A few notes on the Table Lodge – the Saints John
Lodge Number 196 Irish Constitution
In the Table Lodge Ritual above, we have reference to St John the Baptist. At the opening of the table lodge we hear masons dedicated Temples to “To the Holy Saints John: our brothers John the Baptist and John the Evangelist”. These Saints still have a strong presence in many international lodges and rituals, but not so here in Victoria. In some jurisdiction’s rituals, these two Saints John appear in the Lodge Opening and Obligation. The historical association with these two Saints in Freemasonry is not completely lost here in Victoria - you will notice we have a St Johns Lodge #36. St John is a very common lodge name through the Masonic world. Freemasonry’s association with these two saints is why we see their names so much in lodge names. In many jurisdictions special emphasis is placed on the feasts of St. John the Baptist (June 24th) and St. John the Evangelist (December 27th). We should also note these fall on the Summer and Winter Solstice. Chris Hodapp, author of Freemasonry for Dummies, observes that the early Christian Church linked pagan festivals with Christian ones. We all know Freemasonry drew on all sorts of religious and philosophical systems like Platonism and the Enlightenment as inspiration. Hodapp further says “John the Baptist was zealous, while John the Evangelist was learned, and by picking both of them as patron saints, Masons symbolically united both passion and reason.”
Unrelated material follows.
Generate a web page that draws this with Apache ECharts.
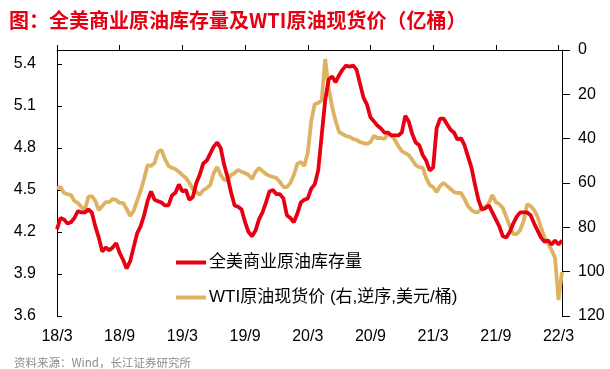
<!DOCTYPE html>
<html>
<head>
<meta charset="utf-8">
<script src="https://cdn.jsdelivr.net/npm/echarts@6/dist/echarts.min.js"></script>
<style>
html,body{margin:0;padding:0;background:#fff;}
#c{width:610px;height:369px;}
</style>
</head>
<body>
<div id="c"></div>
<script>
// Ten-day samples from 2018/3 to 2022/3 (3 per month)
const startYear = 2018, startMonth = 3, perMonth = 3, nPoints = 146;
const xTickLabels = ['18/3','18/9','19/3','19/9','20/3','20/9','21/3','21/9','22/3'];
const leftTicks = [3.6, 3.9, 4.2, 4.5, 4.8, 5.1, 5.4];

// 全美商业原油库存量 (亿桶)
const inventory = [
4.22,4.30,4.29,4.26,4.27,4.30,4.35,4.34,4.34,4.36,
4.34,4.24,4.16,4.06,4.09,4.07,4.09,4.12,4.05,4.00,
3.94,3.99,4.09,4.19,4.24,4.32,4.42,4.49,4.43,4.42,
4.41,4.39,4.39,4.46,4.48,4.54,4.49,4.50,4.43,4.45,
4.55,4.61,4.69,4.71,4.76,4.81,4.84,4.80,4.68,4.59,
4.48,4.39,4.38,4.36,4.27,4.20,4.17,4.21,4.29,4.34,
4.41,4.49,4.50,4.47,4.47,4.44,4.32,4.30,4.27,4.33,
4.41,4.43,4.44,4.51,4.54,4.64,4.89,5.14,5.29,5.31,
5.27,5.32,5.36,5.39,5.38,5.39,5.36,5.26,5.16,5.11,
5.02,4.99,4.96,4.94,4.91,4.91,4.89,4.89,4.89,4.91,
5.03,4.99,4.90,4.84,4.82,4.75,4.71,4.64,4.66,4.94,
5.01,5.01,4.97,4.93,4.91,4.86,4.87,4.82,4.74,4.66,
4.54,4.43,4.36,4.37,4.39,4.34,4.29,4.24,4.17,4.16,
4.20,4.26,4.31,4.34,4.34,4.34,4.32,4.26,4.21,4.16,
4.13,4.14,4.11,4.14,4.11,4.14
];

// WTI原油现货价 (美元/桶)
const wti = [
62.3,61.8,64.5,65.0,65.4,68.1,69.0,70.8,72.2,66.3,
65.9,68.1,72.2,70.4,68.6,68.6,67.2,67.7,69.0,69.0,
71.7,74.9,72.6,68.1,63.6,58.2,51.9,52.3,51.0,46.0,
45.1,49.2,52.3,53.2,53.7,55.0,56.4,57.7,60.0,62.7,
64.1,65.4,63.2,62.3,60.9,55.5,52.8,56.4,58.6,58.6,
56.4,55.5,54.1,55.0,55.5,56.4,58.2,55.0,53.2,54.6,
55.9,56.8,57.3,57.7,59.5,61.8,61.8,60.0,56.4,51.4,
50.5,52.3,46.5,32.0,24.4,23.9,22.6,4.1,17.1,25.7,
32.0,37.0,37.9,38.8,39.2,40.1,40.6,41.5,42.0,42.4,
41.5,38.8,39.7,39.7,40.1,37.9,38.3,40.6,43.3,45.6,
46.5,47.4,49.6,51.9,52.8,53.2,57.7,60.9,61.8,64.1,
61.3,60.0,61.3,62.7,64.1,64.5,64.5,67.2,70.4,72.2,
73.1,73.1,71.3,70.8,69.0,65.4,68.6,69.5,71.3,75.3,
79.4,83.0,83.0,81.2,77.1,69.5,70.4,72.2,75.3,80.3,
84.8,87.1,90.2,93.8,112.8,100.1
];

const categories = [];
for (let i = 0; i < nPoints; i++) {
  const mTotal = startMonth - 1 + Math.floor(i / perMonth);
  const y = startYear + Math.floor(mTotal / 12);
  const m = (mTotal % 12) + 1;
  const d = 1 + (i % perMonth) * 10;
  categories.push((y % 100) + '/' + m + '/' + d);
}

const RED = '#e60012';
const TAN = '#deb262';
const FONT = '"Liberation Sans", Arial, "Noto Sans CJK SC", sans-serif';

const chart = echarts.init(document.getElementById('c'), null, {renderer: 'canvas'});
chart.setOption({
  animation: false,
  backgroundColor: '#fff',
  title: [{
    text: '图：全美商业原油库存量及WTI原油现货价（亿桶）',
    left: 4, top: 5,
    textStyle: {color: RED, fontSize: 20, fontWeight: 'bold', fontFamily: '"Noto Sans CJK SC", sans-serif'}
  }, {
    text: '资料来源：Wind，长江证券研究所',
    left: 9, top: 352,
    textStyle: {color: '#8c8c8c', fontSize: 11.5, fontWeight: 'normal', fontFamily: '"Noto Sans CJK SC", sans-serif'}
  }],
  legend: {
    orient: 'vertical',
    left: 171, top: 249,
    itemWidth: 30, itemHeight: 20, itemGap: 18,
    textStyle: {fontSize: 17, color: '#000', fontFamily: FONT, padding: [0,0,0,-2]},
    data: [
      {name: '全美商业原油库存量', icon: 'path://M0,8 L30,8 L30,12 L0,12 Z', itemStyle: {color: RED}},
      {name: 'WTI原油现货价 (右,逆序,美元/桶)', icon: 'path://M0,8 L30,8 L30,12 L0,12 Z', itemStyle: {color: TAN}}
    ]
  },
  grid: {left: 57, right: 48, top: 50, bottom: 53, containLabel: false},
  xAxis: {
    type: 'category',
    data: categories,
    boundaryGap: false,
    axisLine: {lineStyle: {color: '#000', width: 1}},
    axisTick: {inside: true, length: 5, interval: 17, lineStyle: {color: '#000'}},
    axisLabel: {
      interval: 17, margin: 13, fontSize: 16, color: '#000', fontFamily: FONT,
      formatter: function (v, idx) { return (idx % 18 === 0) ? (xTickLabels[idx / 18] || '') : ''; }
    },
    splitLine: {show: false}
  },
  yAxis: [{
    type: 'value',
    position: 'left',
    min: 3.6, max: 5.5, interval: 0.3,
    axisLine: {show: true, lineStyle: {color: '#000', width: 1}},
    axisTick: {show: true, inside: true, length: 5, customValues: leftTicks, lineStyle: {color: '#000'}},
    axisLabel: {
      margin: 21, fontSize: 16, color: '#000', fontFamily: FONT,
      customValues: leftTicks,
      formatter: function (v) { return v.toFixed(1); }
    },
    splitLine: {show: false}
  }, {
    type: 'value',
    position: 'right',
    inverse: true,
    min: 0, max: 120, interval: 20,
    axisLine: {show: true, lineStyle: {color: '#000', width: 1}},
    axisTick: {show: true, inside: false, length: 8, lineStyle: {color: '#000'}},
    axisLabel: {margin: 16, fontSize: 16, color: '#000', fontFamily: FONT},
    splitLine: {show: false}
  }],
  series: [{
    name: '全美商业原油库存量',
    type: 'line',
    yAxisIndex: 0,
    data: inventory,
    showSymbol: false, symbol: 'none',
    lineStyle: {color: RED, width: 3.8},
    itemStyle: {color: RED},
    z: 3
  }, {
    name: 'WTI原油现货价 (右,逆序,美元/桶)',
    type: 'line',
    yAxisIndex: 1,
    data: wti,
    showSymbol: false, symbol: 'none',
    lineStyle: {color: TAN, width: 3.8},
    itemStyle: {color: TAN},
    z: 2
  }]
});
</script>
</body>
</html>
There is no single satisfactory explanation why operative Masons adopted the two Saints John when St. Thomas, the patron of architecture and building, was perhaps a more obvious choice. However it did happen early; in 1599 we find lodge minutes in Edinburgh referring to St John the Evangelist and there are earlier mentions of him. “St. John's Masonry" is a distinctive term for Scotch Lodges, many of the older Lodges took the name of the Saint John. However in early in English Freemasonry, Christian references were removed reflecting the inclusive and non-religious of nature Freemasonry which then saw Jewish members, and later men from faiths like Hinduism, Buddhism and Islam and yet still other men who believe in a Supreme being but do not identify with any particular religion, all join lodges.